Contrast this with how Bodington works. You could create two sets of groups: Simulation Groups 1-4 and Role Groups 1-4. So, for example, a student could be a member of both Simulation Group 1 and the Manufacturer Group. As you add more documents and activities to the course environment, you simply assign rights to the appropriate groups and students will automatically see only what they ought to see. You can even get more fine-grained. For example, you can create a production report that can be seen by members of the Manufacturer Group but only edited by members of the Supplier A Group. In other words, you can use permissions to reflect the rules of the game. Most groupwork, whether or not it involves simulations, benefits greatly from setting up distinct roles within each group. Bodington’s permissions system ensures that you don’t have to work against the grain of the LMS in order to do so.

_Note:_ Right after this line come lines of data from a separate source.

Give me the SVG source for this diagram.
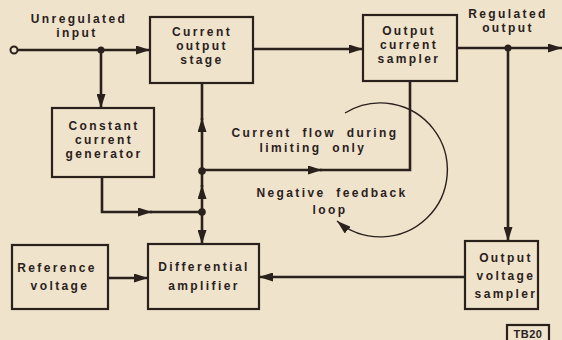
<svg xmlns="http://www.w3.org/2000/svg" width="562" height="340" viewBox="0 0 562 340">
<defs>
<style>
.bg{fill:#efe3cc}
.box{fill:none;stroke:#2a211c;stroke-width:2.2}
.ln{fill:none;stroke:#2a211c;stroke-width:2.6}
.thin{fill:none;stroke:#2a211c;stroke-width:1.4}
.dot{fill:#2a211c}
text{font-family:"Liberation Sans",Arial,sans-serif;font-weight:bold;font-size:12px;fill:#2a211c;text-anchor:middle;letter-spacing:2.4px;word-spacing:5px}
</style>
<marker id="ah" markerWidth="14" markerHeight="9" refX="14" refY="4.5" orient="auto" markerUnits="userSpaceOnUse">
<path d="M0,0 L14,4.5 L0,9 Z" fill="#2a211c"/>
</marker>
</defs>
<rect class="bg" x="0" y="0" width="562" height="340"/>

<g id="connectors">
<circle cx="14" cy="50" r="3.5" fill="#efe3cc" stroke="#2a211c" stroke-width="2"/>
<line class="ln" x1="17.5" y1="50" x2="150" y2="50" marker-end="url(#ah)"/>
<circle class="dot" cx="101" cy="50" r="3.5"/>
<line class="ln" x1="101" y1="50" x2="101" y2="108" marker-end="url(#ah)"/>
<line class="ln" x1="254" y1="49" x2="363" y2="49" marker-end="url(#ah)"/>
<line class="ln" x1="457" y1="48" x2="562" y2="48" marker-end="url(#ah)"/>
<circle class="dot" cx="508" cy="48" r="3.5"/>
<line class="ln" x1="508" y1="48" x2="508" y2="241" marker-end="url(#ah)"/>
<line class="ln" x1="465" y1="277" x2="259" y2="277" marker-end="url(#ah)"/>
<line class="ln" x1="108" y1="278" x2="148" y2="278" marker-end="url(#ah)"/>
<line class="ln" x1="202" y1="171" x2="202" y2="118" marker-end="url(#ah)"/>
<line class="ln" x1="202" y1="120" x2="202" y2="83"/>
<line class="ln" x1="202" y1="212" x2="202" y2="185" marker-end="url(#ah)"/>
<line class="ln" x1="202" y1="187" x2="202" y2="171"/>
<line class="ln" x1="202" y1="212" x2="202" y2="244" marker-end="url(#ah)"/>
<path class="ln" d="M102,177 V212 H152" marker-end="url(#ah)"/>
<line class="ln" x1="150" y1="212" x2="202" y2="212"/>
<line class="ln" x1="202" y1="170" x2="322" y2="170" marker-end="url(#ah)"/>
<path class="ln" d="M320,170 H410 V81"/>
<circle class="dot" cx="202" cy="171" r="3.8"/>
<circle class="dot" cx="202" cy="212" r="3.8"/>
<path class="thin" d="M345,113 A67,67 0 1 1 337,221" marker-end="url(#ah)"/>
</g>

<g id="labels">
<text x="79" y="23">Unregulated</text>
<text x="77" y="37">input</text>
<text x="508" y="18">Regulated</text>
<text x="508" y="32">output</text>
<text x="315" y="137">Current flow during</text>
<text x="313" y="152">limiting only</text>
<text x="332" y="197">Negative feedback</text>
<text x="330" y="214">loop</text>
</g>

<g id="current-output-stage">
<rect class="box" x="150" y="17" width="103" height="66"/>
<text x="202" y="36">Current</text>
<text x="202" y="50">output</text>
<text x="202" y="64">stage</text>
</g>

<g id="output-current-sampler">
<rect class="box" x="363" y="15" width="94" height="66"/>
<text x="409" y="35">Output</text>
<text x="409" y="49">current</text>
<text x="409" y="63">sampler</text>
</g>

<g id="constant-current-generator">
<rect class="box" x="52" y="108" width="102" height="69"/>
<text x="104" y="130">Constant</text>
<text x="104" y="144">current</text>
<text x="104" y="158">generator</text>
</g>

<g id="reference-voltage">
<rect class="box" x="12" y="245" width="96" height="64"/>
<text x="57" y="272">Reference</text>
<text x="60" y="290">voltage</text>
</g>

<g id="differential-amplifier">
<rect class="box" x="148" y="244" width="111" height="65"/>
<text x="204" y="271">Differential</text>
<text x="204" y="290">amplifier</text>
</g>

<g id="output-voltage-sampler">
<rect class="box" x="465" y="241" width="73" height="68"/>
<text x="506" y="262">Output</text>
<text x="506" y="280">voltage</text>
<text x="506" y="298">sampler</text>
</g>

<g id="tb20">
<rect class="box" x="507" y="325" width="42" height="17" stroke-width="1.6"/>
<text x="528" y="338" style="font-size:11px;letter-spacing:0.5px">TB20</text>
</g>
</svg>
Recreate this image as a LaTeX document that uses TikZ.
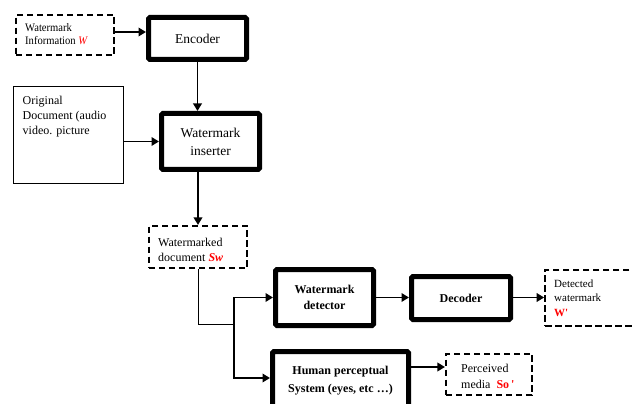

Really, low-level affordances such as access control are vastly more important to the value of a virtual learning environment than micro-features of individual tools because they have such far-reaching implications for the way everything works. We don’t pay enough attention to them.
I’m happy to report that there are plans to implement Bodington-like permissions into the Sakai 3.x series. I sincerely hope that this effort is given a high priority. In my opinion, it has at least as much potential to be a game changer as an other feature under consideration for the platform, with the possible exception of the widgetization/RESTification effort.